THE REQUEST: In the lines below, output everything from the first line through the line containing "from bokeh.resources import INLINE" exactly as it is. Pictures are not part of the output.

%%

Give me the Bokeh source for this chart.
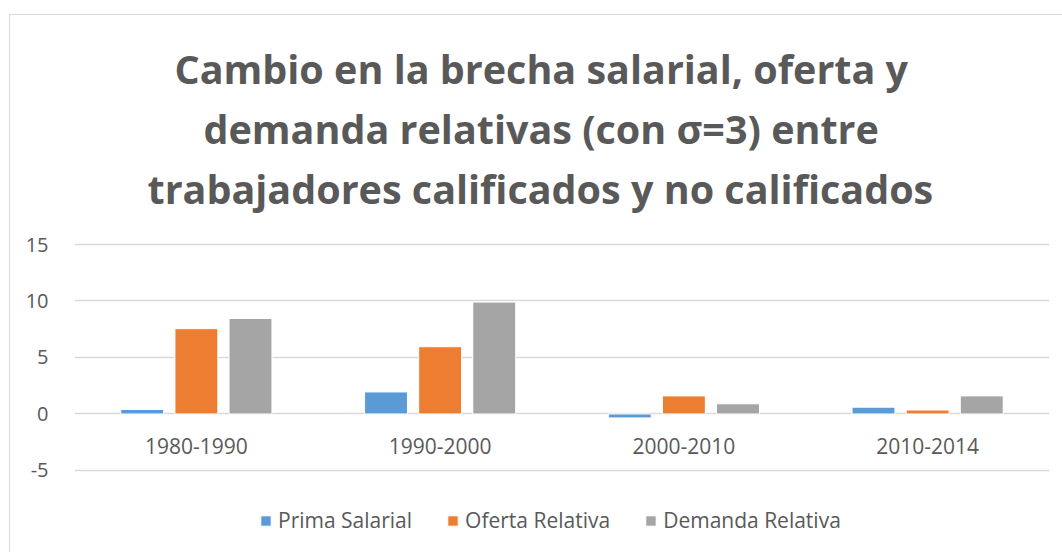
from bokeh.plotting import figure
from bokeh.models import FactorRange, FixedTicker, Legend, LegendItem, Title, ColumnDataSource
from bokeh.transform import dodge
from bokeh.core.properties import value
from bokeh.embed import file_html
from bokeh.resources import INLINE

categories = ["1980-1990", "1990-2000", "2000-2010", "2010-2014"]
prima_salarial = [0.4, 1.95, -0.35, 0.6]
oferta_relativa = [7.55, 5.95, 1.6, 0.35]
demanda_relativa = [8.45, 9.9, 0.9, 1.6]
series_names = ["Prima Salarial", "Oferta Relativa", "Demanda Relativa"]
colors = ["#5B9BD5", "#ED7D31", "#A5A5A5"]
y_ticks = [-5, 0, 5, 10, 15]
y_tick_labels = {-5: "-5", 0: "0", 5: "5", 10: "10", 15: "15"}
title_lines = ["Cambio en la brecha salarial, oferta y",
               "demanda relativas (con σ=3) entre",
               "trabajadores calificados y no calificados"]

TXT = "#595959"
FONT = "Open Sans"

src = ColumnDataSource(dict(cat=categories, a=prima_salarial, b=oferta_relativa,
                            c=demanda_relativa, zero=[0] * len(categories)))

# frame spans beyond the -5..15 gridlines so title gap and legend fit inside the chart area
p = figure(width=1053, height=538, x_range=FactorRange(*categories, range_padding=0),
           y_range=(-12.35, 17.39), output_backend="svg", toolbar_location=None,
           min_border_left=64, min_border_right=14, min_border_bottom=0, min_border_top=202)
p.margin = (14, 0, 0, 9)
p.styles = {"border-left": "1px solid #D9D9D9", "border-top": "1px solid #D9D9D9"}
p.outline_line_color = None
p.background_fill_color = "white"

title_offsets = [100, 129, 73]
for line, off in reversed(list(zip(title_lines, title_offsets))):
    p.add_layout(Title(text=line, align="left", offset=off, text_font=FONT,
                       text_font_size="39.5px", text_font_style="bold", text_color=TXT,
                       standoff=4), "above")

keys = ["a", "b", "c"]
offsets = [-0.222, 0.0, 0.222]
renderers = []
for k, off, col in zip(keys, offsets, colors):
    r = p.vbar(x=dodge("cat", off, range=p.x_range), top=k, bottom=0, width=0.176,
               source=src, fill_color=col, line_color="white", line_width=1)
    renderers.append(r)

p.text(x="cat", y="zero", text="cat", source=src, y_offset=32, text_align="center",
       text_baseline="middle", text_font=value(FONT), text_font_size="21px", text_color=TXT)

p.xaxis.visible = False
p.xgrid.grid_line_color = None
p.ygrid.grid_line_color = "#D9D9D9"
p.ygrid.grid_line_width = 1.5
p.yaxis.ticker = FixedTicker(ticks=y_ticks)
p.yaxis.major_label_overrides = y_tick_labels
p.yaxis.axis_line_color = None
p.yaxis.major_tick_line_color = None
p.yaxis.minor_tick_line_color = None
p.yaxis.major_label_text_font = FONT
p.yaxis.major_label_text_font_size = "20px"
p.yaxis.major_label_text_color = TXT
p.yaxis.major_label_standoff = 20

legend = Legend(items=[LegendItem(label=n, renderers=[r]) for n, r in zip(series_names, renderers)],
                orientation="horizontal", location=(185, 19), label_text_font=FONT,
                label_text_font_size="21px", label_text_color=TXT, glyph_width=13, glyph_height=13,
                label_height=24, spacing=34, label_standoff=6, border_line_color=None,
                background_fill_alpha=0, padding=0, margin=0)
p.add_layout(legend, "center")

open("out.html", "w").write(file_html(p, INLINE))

%%

REPLY TO THE TASK:
Give me the Bokeh source for this chart.
from bokeh.plotting import figure
from bokeh.models import FactorRange, FixedTicker, Legend, LegendItem, Title, ColumnDataSource
from bokeh.transform import dodge
from bokeh.core.properties import value
from bokeh.embed import file_html
from bokeh.resources import INLINE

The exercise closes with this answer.